* [WHAT IS EXPECTED]: Omit all pictures, then retype the data exactly as given.

# # #

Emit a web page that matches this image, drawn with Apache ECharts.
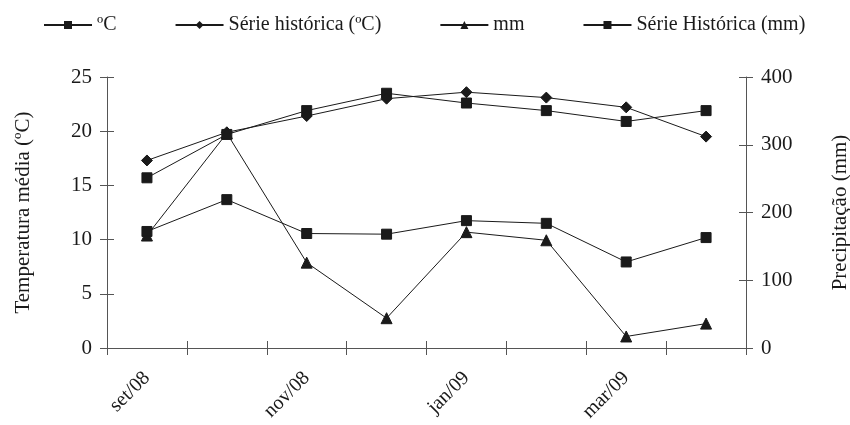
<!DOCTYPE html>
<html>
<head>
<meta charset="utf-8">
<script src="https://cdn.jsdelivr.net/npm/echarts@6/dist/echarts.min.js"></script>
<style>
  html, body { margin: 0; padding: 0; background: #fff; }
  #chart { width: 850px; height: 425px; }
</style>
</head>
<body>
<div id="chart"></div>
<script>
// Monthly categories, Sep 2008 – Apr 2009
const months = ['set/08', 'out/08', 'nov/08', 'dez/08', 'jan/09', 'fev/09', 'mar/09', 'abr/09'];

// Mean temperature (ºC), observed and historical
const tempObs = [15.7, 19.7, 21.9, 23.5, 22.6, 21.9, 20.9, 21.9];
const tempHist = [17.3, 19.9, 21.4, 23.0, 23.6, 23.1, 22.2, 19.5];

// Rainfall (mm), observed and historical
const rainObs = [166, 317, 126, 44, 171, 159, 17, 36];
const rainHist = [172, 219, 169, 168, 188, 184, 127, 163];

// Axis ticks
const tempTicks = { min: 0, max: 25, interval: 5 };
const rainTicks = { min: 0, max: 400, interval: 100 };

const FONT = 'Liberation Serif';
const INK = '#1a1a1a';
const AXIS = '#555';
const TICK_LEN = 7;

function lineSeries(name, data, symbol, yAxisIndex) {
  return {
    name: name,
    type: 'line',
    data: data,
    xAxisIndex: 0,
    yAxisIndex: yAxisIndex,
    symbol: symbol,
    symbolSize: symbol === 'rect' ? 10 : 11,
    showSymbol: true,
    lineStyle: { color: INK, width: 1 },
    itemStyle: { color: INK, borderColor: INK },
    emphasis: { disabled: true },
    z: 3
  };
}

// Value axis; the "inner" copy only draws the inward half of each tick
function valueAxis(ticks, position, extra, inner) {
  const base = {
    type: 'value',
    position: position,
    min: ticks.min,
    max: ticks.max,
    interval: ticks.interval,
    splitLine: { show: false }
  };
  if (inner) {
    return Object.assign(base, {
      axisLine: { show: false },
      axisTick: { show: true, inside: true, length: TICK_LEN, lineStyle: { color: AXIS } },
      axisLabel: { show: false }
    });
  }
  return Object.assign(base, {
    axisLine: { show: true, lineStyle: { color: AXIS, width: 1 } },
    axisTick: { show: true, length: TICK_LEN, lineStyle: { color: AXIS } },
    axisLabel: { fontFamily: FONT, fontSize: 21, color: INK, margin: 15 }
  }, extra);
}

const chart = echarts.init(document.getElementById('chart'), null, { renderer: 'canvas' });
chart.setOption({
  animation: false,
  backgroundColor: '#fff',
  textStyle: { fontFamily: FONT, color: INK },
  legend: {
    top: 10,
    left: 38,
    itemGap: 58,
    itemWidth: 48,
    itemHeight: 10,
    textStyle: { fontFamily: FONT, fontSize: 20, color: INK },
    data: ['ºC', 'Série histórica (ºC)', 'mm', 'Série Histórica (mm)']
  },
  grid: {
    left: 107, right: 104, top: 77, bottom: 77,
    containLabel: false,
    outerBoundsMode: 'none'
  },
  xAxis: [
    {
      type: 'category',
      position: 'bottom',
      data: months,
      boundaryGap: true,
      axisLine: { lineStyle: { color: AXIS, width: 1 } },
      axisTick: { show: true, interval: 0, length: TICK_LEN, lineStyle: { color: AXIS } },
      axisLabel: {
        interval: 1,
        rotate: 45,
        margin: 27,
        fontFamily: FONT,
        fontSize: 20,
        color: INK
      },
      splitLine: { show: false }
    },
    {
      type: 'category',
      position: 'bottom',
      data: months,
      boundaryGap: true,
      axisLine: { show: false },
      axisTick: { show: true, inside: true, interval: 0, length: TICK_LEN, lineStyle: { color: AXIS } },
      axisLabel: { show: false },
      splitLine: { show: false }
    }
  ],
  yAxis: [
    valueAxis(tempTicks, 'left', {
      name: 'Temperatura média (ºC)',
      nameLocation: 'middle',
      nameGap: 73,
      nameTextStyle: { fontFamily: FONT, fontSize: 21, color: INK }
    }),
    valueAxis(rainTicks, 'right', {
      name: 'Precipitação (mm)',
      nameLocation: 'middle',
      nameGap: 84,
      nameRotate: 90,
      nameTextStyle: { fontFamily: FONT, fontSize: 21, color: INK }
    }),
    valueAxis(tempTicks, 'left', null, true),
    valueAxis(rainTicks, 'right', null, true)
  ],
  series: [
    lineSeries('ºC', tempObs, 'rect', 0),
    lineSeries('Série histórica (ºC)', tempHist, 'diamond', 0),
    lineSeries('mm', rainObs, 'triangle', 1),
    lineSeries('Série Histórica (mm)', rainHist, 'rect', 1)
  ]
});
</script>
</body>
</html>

# # #

* [TASK SOLUTION]:
Emit a web page that matches this image, drawn with Apache ECharts.
<!DOCTYPE html>
<html>
<head>
<meta charset="utf-8">
<script src="https://cdn.jsdelivr.net/npm/echarts@6/dist/echarts.min.js"></script>
<style>
  html, body { margin: 0; padding: 0; background: #fff; }
  #chart { width: 850px; height: 425px; }
</style>
</head>
<body>
<div id="chart"></div>
<script>
// Monthly categories, Sep 2008 – Apr 2009
const months = ['set/08', 'out/08', 'nov/08', 'dez/08', 'jan/09', 'fev/09', 'mar/09', 'abr/09'];

// Mean temperature (ºC), observed and historical
const tempObs = [15.7, 19.7, 21.9, 23.5, 22.6, 21.9, 20.9, 21.9];
const tempHist = [17.3, 19.9, 21.4, 23.0, 23.6, 23.1, 22.2, 19.5];

// Rainfall (mm), observed and historical
const rainObs = [166, 317, 126, 44, 171, 159, 17, 36];
const rainHist = [172, 219, 169, 168, 188, 184, 127, 163];

// Axis ticks
const tempTicks = { min: 0, max: 25, interval: 5 };
const rainTicks = { min: 0, max: 400, interval: 100 };

const FONT = 'Liberation Serif';
const INK = '#1a1a1a';
const AXIS = '#555';
const TICK_LEN = 7;

function lineSeries(name, data, symbol, yAxisIndex) {
  return {
    name: name,
    type: 'line',
    data: data,
    xAxisIndex: 0,
    yAxisIndex: yAxisIndex,
    symbol: symbol,
    symbolSize: symbol === 'rect' ? 10 : 11,
    showSymbol: true,
    lineStyle: { color: INK, width: 1 },
    itemStyle: { color: INK, borderColor: INK },
    emphasis: { disabled: true },
    z: 3
  };
}

// Value axis; the "inner" copy only draws the inward half of each tick
function valueAxis(ticks, position, extra, inner) {
  const base = {
    type: 'value',
    position: position,
    min: ticks.min,
    max: ticks.max,
    interval: ticks.interval,
    splitLine: { show: false }
  };
  if (inner) {
    return Object.assign(base, {
      axisLine: { show: false },
      axisTick: { show: true, inside: true, length: TICK_LEN, lineStyle: { color: AXIS } },
      axisLabel: { show: false }
    });
  }
  return Object.assign(base, {
    axisLine: { show: true, lineStyle: { color: AXIS, width: 1 } },
    axisTick: { show: true, length: TICK_LEN, lineStyle: { color: AXIS } },
    axisLabel: { fontFamily: FONT, fontSize: 21, color: INK, margin: 15 }
  }, extra);
}

const chart = echarts.init(document.getElementById('chart'), null, { renderer: 'canvas' });
chart.setOption({
  animation: false,
  backgroundColor: '#fff',
  textStyle: { fontFamily: FONT, color: INK },
  legend: {
    top: 10,
    left: 38,
    itemGap: 58,
    itemWidth: 48,
    itemHeight: 10,
    textStyle: { fontFamily: FONT, fontSize: 20, color: INK },
    data: ['ºC', 'Série histórica (ºC)', 'mm', 'Série Histórica (mm)']
  },
  grid: {
    left: 107, right: 104, top: 77, bottom: 77,
    containLabel: false,
    outerBoundsMode: 'none'
  },
  xAxis: [
    {
      type: 'category',
      position: 'bottom',
      data: months,
      boundaryGap: true,
      axisLine: { lineStyle: { color: AXIS, width: 1 } },
      axisTick: { show: true, interval: 0, length: TICK_LEN, lineStyle: { color: AXIS } },
      axisLabel: {
        interval: 1,
        rotate: 45,
        margin: 27,
        fontFamily: FONT,
        fontSize: 20,
        color: INK
      },
      splitLine: { show: false }
    },
    {
      type: 'category',
      position: 'bottom',
      data: months,
      boundaryGap: true,
      axisLine: { show: false },
      axisTick: { show: true, inside: true, interval: 0, length: TICK_LEN, lineStyle: { color: AXIS } },
      axisLabel: { show: false },
      splitLine: { show: false }
    }
  ],
  yAxis: [
    valueAxis(tempTicks, 'left', {
      name: 'Temperatura média (ºC)',
      nameLocation: 'middle',
      nameGap: 73,
      nameTextStyle: { fontFamily: FONT, fontSize: 21, color: INK }
    }),
    valueAxis(rainTicks, 'right', {
      name: 'Precipitação (mm)',
      nameLocation: 'middle',
      nameGap: 84,
      nameRotate: 90,
      nameTextStyle: { fontFamily: FONT, fontSize: 21, color: INK }
    }),
    valueAxis(tempTicks, 'left', null, true),
    valueAxis(rainTicks, 'right', null, true)
  ],
  series: [
    lineSeries('ºC', tempObs, 'rect', 0),
    lineSeries('Série histórica (ºC)', tempHist, 'diamond', 0),
    lineSeries('mm', rainObs, 'triangle', 1),
    lineSeries('Série Histórica (mm)', rainHist, 'rect', 1)
  ]
});
</script>
</body>
</html>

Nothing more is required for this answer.